Since 1999, Lynn reported 538 headline dates and, of those dates for which box office counts are available, sold 512,012 tickets and grossed more than $34.11 million.
In 1972, she became the first woman to be awarded the Country Music Association’s Entertainer of the Year.

CMA chief executive Sarah Trahern said, “Loretta Lynn was always ahead of her time, and I think her CMA Entertainer of the Year win in 1972 speaks to that in a lot of ways … but I think the trail she blazed from that moment on speaks to her true legacy.

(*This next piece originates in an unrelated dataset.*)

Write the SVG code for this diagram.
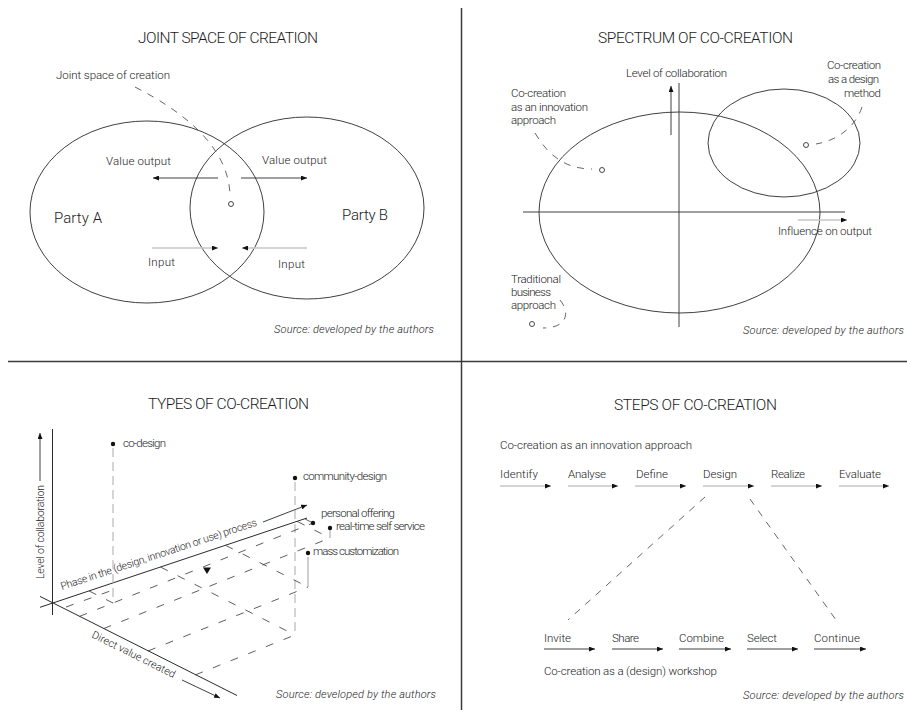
<svg xmlns="http://www.w3.org/2000/svg" width="907" height="710" viewBox="0 0 907 710">
<defs>
<style>
text{font-family:Roboto,"Liberation Sans",sans-serif;font-weight:300;fill:#1a1a1a;font-size:11.5px}
.ti{font-size:15.5px}
.big{font-size:15px}
.sm{font-size:10.5px}
.src{font-style:italic;font-size:11px}
.ln{stroke:#2a2a2a;stroke-width:0.9;fill:none}
.ax{stroke:#2a2a2a;stroke-width:1;fill:none}
.gr{stroke:#c6c6c6;stroke-width:1.6;fill:none}
.dv{stroke:#3a3a3a;stroke-width:1.5}
.cd{stroke:#555;stroke-width:0.9;stroke-dasharray:7 7;fill:none}
.fl{stroke:#333;stroke-width:0.8;stroke-dasharray:8 11;fill:none}
.vd{stroke:#aaa;stroke-width:1;stroke-dasharray:9 5;fill:none}
.dot{fill:#111}
.ring{fill:#fff;stroke:#333;stroke-width:0.9}
</style>
<marker id="ah" viewBox="0 0 6 5" refX="6" refY="2.5" markerWidth="6" markerHeight="5" markerUnits="userSpaceOnUse" orient="auto">
<path d="M0,0 L6,2.5 L0,5 z" fill="#111"/>
</marker>
</defs>
<rect width="907" height="710" fill="#fff"/>

<g id="dividers">
<line class="dv" x1="461.5" y1="8" x2="461.5" y2="710"/>
<line class="dv" x1="8" y1="361.5" x2="907" y2="361.5"/>
</g>

<!-- ============ JOINT SPACE OF CREATION ============ -->
<g id="joint-space">
<text class="ti" x="138" y="43" textLength="180">JOINT SPACE OF CREATION</text>
<g id="party-a"><ellipse class="ln" cx="147" cy="212" rx="117" ry="91"/><text class="big" x="54" y="223" textLength="48">Party A</text></g>
<g id="party-b"><ellipse class="ln" cx="307" cy="208" rx="117" ry="91"/><text class="big" x="342" y="220" textLength="46">Party B</text></g>
<g id="joint-label"><text x="56" y="79" textLength="114">Joint space of creation</text><circle class="ring" cx="231" cy="204" r="2.5"/></g>
<g id="value-out-a"><text x="106" y="165" textLength="65">Value output</text></g>
<g id="value-out-b"><text x="262" y="164" textLength="65">Value output</text></g>
<g id="input-a"><text x="148" y="266" textLength="27">Input</text></g>
<g id="input-b"><text x="278" y="268" textLength="27">Input</text></g>
<text class="src" x="274" y="333" textLength="160">Source: developed by the authors</text>
</g>

<!-- ============ SPECTRUM OF CO-CREATION ============ -->
<g id="spectrum">
<text class="ti" x="598" y="43" textLength="195">SPECTRUM OF CO-CREATION</text>
<g id="innovation-approach-ellipse"><ellipse class="ln" cx="679.5" cy="212.5" rx="140.5" ry="100.5"/></g>
<g id="design-method-ellipse"><ellipse class="ln" cx="784" cy="143" rx="76" ry="54"/></g>
<g id="axis-collab"><line class="ln" x1="679" y1="83" x2="679" y2="327"/><text x="626" y="77" textLength="101">Level of collaboration</text></g>
<g id="axis-influence"><line class="ln" x1="523" y1="212" x2="845" y2="212"/><text x="778" y="235" textLength="94">Influence on output</text></g>
<g id="lbl-design-method">
<text x="827" y="69" textLength="54">Co-creation</text>
<text x="828" y="83" textLength="51">as a design</text>
<text x="844" y="97" textLength="37">method</text>
<circle class="ring" cx="806" cy="145" r="2.5"/>
</g>
<g id="lbl-innovation">
<text x="511" y="97" textLength="55">Co-creation</text>
<text x="511" y="111" textLength="77">as an innovation</text>
<text x="511" y="124" textLength="45">approach</text>
<circle class="ring" cx="602" cy="170" r="2.5"/>
</g>
<g id="lbl-traditional">
<text x="511" y="283" textLength="50">Traditional</text>
<text x="511" y="296" textLength="40">business</text>
<text x="511" y="309" textLength="45">approach</text>
<circle class="ring" cx="532" cy="324" r="2.5"/>
</g>
<text class="src" x="743" y="334" textLength="161">Source: developed by the authors</text>
</g>

<!-- ============ TYPES OF CO-CREATION ============ -->
<g id="types">
<text class="ti" x="148" y="409" textLength="161">TYPES OF CO-CREATION</text>
<g id="axis-level">
<line class="ax" x1="52.5" y1="429" x2="52.5" y2="615"/>
<text class="sm" x="44" y="579" transform="rotate(-90 44 579)" textLength="94">Level of collaboration</text>
</g>
<g id="axis-phase">
<line class="ax" x1="40" y1="607.3" x2="307" y2="518"/>
<text class="sm" x="62" y="590" transform="rotate(-18.3 62 590)" textLength="206">Phase in the (design, innovation or use) process</text>
</g>
<g id="axis-value">
<line class="ax" x1="40" y1="596.4" x2="237" y2="695.5"/>
<text class="sm" x="91" y="637" transform="rotate(26.5 91 637)" textLength="92">Direct value created</text>
</g>
<g id="grid">
<line class="vd" x1="113" y1="448" x2="113" y2="603"/>
<line class="vd" x1="295" y1="482" x2="295" y2="635"/>
<line stroke="#888" stroke-width="0.8" x1="308" y1="557" x2="308" y2="587"/>
<line stroke="#888" stroke-width="0.8" x1="330" y1="530" x2="330" y2="538"/>
<line class="fl" x1="89.1" y1="591" x2="113" y2="603"/>
<line class="fl" x1="160.6" y1="567.1" x2="295" y2="635"/>
<line class="fl" x1="225.7" y1="545.4" x2="308" y2="587"/>
<line class="fl" x1="297.4" y1="521.5" x2="330" y2="538"/>
<line class="fl" x1="305.1" y1="519" x2="313" y2="523"/>
<line class="fl" x1="66" y1="607" x2="113" y2="590"/>
<line class="fl" x1="79.5" y1="616.4" x2="313" y2="523"/>
<line class="fl" x1="103.6" y1="628.6" x2="330" y2="538"/>
<line class="fl" x1="148" y1="651" x2="308" y2="587"/>
<line class="fl" x1="195.3" y1="674.9" x2="295" y2="635"/>
<path d="M203,567.5 L211,567.5 L207,574 z" fill="#111"/>
</g>
<g id="pt-co-design"><circle class="dot" cx="113" cy="444" r="2.2"/><text x="123" y="447" textLength="43">co-design</text></g>
<g id="pt-community-design"><circle class="dot" cx="295" cy="478" r="2.2"/><text x="303" y="480" textLength="84">community-design</text></g>
<g id="pt-personal-offering"><circle class="dot" cx="313" cy="523" r="2.2"/><text x="321" y="517" textLength="74">personal offering</text></g>
<g id="pt-real-time"><circle class="dot" cx="330" cy="528" r="2.2"/><text x="336" y="530" textLength="89">real-time self service</text></g>
<g id="pt-mass-customization"><circle class="dot" cx="308" cy="553" r="2.2"/><text x="313" y="555" textLength="86">mass customization</text></g>
<text class="src" x="276" y="698" textLength="160">Source: developed by the authors</text>
</g>

<!-- ============ STEPS OF CO-CREATION ============ -->
<g id="steps">
<text class="ti" x="614" y="410" textLength="163">STEPS OF CO-CREATION</text>
<text x="500" y="449" textLength="192">Co-creation as an innovation approach</text>
<g id="step-identify"><text x="500" y="478" textLength="38">Identify</text></g>
<g id="step-analyse"><text x="568" y="478" textLength="38">Analyse</text></g>
<g id="step-define"><text x="636" y="478" textLength="32">Define</text></g>
<g id="step-design"><text x="703" y="478" textLength="34">Design</text></g>
<g id="step-realize"><text x="771" y="478" textLength="34">Realize</text></g>
<g id="step-evaluate"><text x="839" y="478" textLength="42">Evaluate</text></g>
<g id="step-invite"><text x="544" y="642" textLength="27">Invite</text></g>
<g id="step-share"><text x="612" y="642" textLength="27">Share</text></g>
<g id="step-combine"><text x="679" y="642" textLength="45">Combine</text></g>
<g id="step-select"><text x="747" y="642" textLength="30">Select</text></g>
<g id="step-continue"><text x="814" y="642" textLength="46">Continue</text></g>
<text x="544" y="675" textLength="173">Co-creation as a (design) workshop</text>
<text class="src" x="743" y="699" textLength="161">Source: developed by the authors</text>
</g>

<!-- ============ CONNECTORS ============ -->
<g id="connectors">
<path class="cd" d="M135,87 C190,115 228,150 230,194"/>
<line class="ln" x1="218" y1="178" x2="153" y2="178" marker-end="url(#ah)"/>
<line class="ln" x1="241" y1="178" x2="307" y2="178" marker-end="url(#ah)"/>
<line class="gr" x1="152" y1="248" x2="218" y2="248" marker-end="url(#ah)"/>
<line class="gr" x1="307" y1="248" x2="242" y2="248" marker-end="url(#ah)"/>

<line class="ln" x1="671" y1="135" x2="671" y2="86" marker-end="url(#ah)"/>
<line class="gr" x1="798" y1="220" x2="847" y2="220" marker-end="url(#ah)"/>
<path class="cd" d="M862,107 C856,125 840,140 816,144" stroke-dasharray="6 8"/>
<path class="cd" d="M535,133 C548,155 565,169 592,169" stroke-dasharray="6 8"/>
<path class="cd" d="M560,300 C570,312 568,328 543,328" stroke-dasharray="6 8"/>

<line class="ln" x1="40" y1="481" x2="40" y2="433" marker-end="url(#ah)"/>
<line class="ln" x1="263" y1="522" x2="307" y2="505" marker-end="url(#ah)"/>
<line class="ln" x1="182" y1="680" x2="220" y2="698" marker-end="url(#ah)"/>

<line class="gr" x1="500" y1="486" x2="551" y2="486" marker-end="url(#ah)"/>
<line class="gr" x1="568" y1="486" x2="618" y2="486" marker-end="url(#ah)"/>
<line class="gr" x1="635" y1="486" x2="686" y2="486" marker-end="url(#ah)"/>
<line class="gr" x1="703" y1="486" x2="754" y2="486" marker-end="url(#ah)"/>
<line class="gr" x1="771" y1="486" x2="822" y2="486" marker-end="url(#ah)"/>
<line class="gr" x1="839" y1="486" x2="889" y2="486" marker-end="url(#ah)"/>
<line class="ln" x1="544" y1="649" x2="595" y2="649" marker-end="url(#ah)"/>
<line class="ln" x1="612" y1="649" x2="663" y2="649" marker-end="url(#ah)"/>
<line class="ln" x1="679" y1="649" x2="731" y2="649" marker-end="url(#ah)"/>
<line class="ln" x1="747" y1="649" x2="798" y2="649" marker-end="url(#ah)"/>
<line class="ln" x1="814" y1="649" x2="866" y2="649" marker-end="url(#ah)"/>
<line class="cd" x1="705" y1="497" x2="568" y2="620" stroke-dasharray="7 9"/>
<line class="cd" x1="750" y1="499" x2="836" y2="620" stroke-dasharray="7 9"/>
</g>
</svg>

“You see a lot of her daring and courageous spirit in generations of artists, from those who stood alongside her like Dolly Parton and Reba McEntire, to the newer generation of artists like Miranda Lambert and Kacey Musgraves. Our industry is certainly in mourning, but more so there’s a feeling of celebration and admiration for what Loretta contributed to Country Music.”

Ashley McBryde appeared at a Country Music Hall of Fame and Museum fundraiser in 2020 to sing Lynn’s “You’re Lookin’ at Country,” while playing Loretta’s 1956 Gibson J-50 guitar. She paid tribute to Lynn via Twitter just two days before being invited to join the Opry herself.

“It was the honor of my career to play your guitar and sing one of your songs. Your inspiration will live on through all of us girls. We promise. Thank you for the guidance. And thank you for the music. Rest now Miss Loretta.”